__Your goal__:
Find how many lines of the listing include the string "matplotlib", and report only that figure.

__Supplied material__:
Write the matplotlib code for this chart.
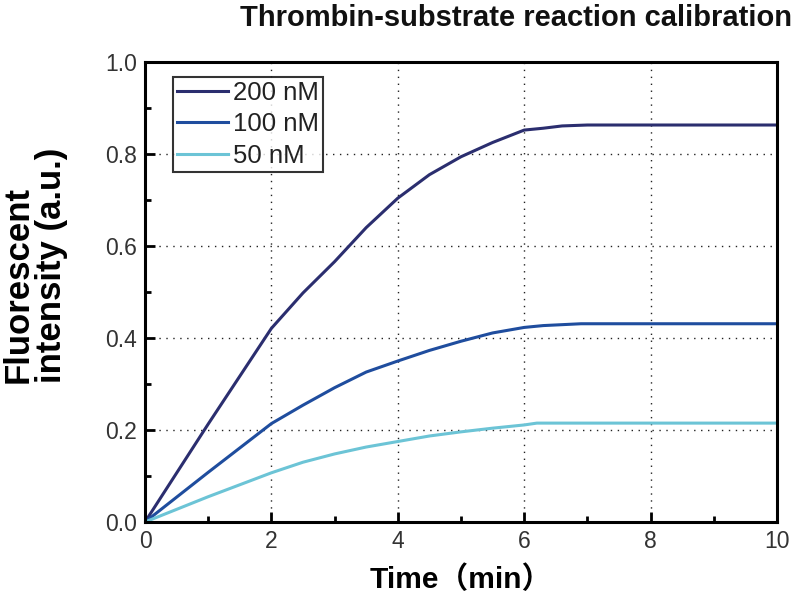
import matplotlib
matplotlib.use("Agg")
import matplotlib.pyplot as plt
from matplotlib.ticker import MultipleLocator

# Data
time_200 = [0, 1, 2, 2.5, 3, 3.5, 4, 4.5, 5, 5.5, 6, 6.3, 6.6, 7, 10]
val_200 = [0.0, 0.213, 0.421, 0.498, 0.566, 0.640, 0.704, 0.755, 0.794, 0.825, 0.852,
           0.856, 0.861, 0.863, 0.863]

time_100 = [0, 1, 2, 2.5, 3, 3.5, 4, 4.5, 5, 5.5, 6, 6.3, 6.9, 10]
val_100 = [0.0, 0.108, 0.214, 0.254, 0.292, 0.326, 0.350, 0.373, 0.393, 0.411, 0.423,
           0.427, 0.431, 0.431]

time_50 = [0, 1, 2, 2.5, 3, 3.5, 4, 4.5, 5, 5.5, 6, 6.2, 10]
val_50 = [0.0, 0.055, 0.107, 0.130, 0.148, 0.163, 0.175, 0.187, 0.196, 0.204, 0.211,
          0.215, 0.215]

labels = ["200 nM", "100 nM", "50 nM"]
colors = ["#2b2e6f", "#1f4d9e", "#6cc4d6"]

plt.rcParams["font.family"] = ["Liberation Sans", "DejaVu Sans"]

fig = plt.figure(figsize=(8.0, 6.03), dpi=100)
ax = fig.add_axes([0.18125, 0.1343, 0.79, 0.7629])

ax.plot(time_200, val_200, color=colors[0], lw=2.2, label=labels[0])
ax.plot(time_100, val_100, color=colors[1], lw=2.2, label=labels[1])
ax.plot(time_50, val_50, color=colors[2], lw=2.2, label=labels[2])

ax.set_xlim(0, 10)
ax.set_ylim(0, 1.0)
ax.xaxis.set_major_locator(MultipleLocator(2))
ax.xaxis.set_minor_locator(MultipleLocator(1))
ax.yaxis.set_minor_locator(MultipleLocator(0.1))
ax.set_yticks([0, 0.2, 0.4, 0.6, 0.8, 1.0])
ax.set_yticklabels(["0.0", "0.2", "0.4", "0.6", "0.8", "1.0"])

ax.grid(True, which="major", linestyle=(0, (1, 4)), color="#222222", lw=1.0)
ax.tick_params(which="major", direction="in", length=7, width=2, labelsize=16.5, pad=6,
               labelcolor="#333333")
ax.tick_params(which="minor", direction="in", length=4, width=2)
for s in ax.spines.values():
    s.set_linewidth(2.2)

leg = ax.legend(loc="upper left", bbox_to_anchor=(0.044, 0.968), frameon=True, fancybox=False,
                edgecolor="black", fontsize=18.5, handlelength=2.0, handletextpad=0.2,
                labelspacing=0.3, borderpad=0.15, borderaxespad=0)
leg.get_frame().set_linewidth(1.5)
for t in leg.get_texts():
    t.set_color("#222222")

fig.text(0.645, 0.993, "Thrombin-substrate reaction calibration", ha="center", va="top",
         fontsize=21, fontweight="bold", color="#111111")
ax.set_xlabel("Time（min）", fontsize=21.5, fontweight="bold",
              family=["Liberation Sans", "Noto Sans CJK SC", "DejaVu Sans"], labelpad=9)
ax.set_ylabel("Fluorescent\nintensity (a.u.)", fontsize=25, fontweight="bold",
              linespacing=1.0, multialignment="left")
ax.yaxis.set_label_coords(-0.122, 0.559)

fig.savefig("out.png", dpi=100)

__Reply to the task__:
5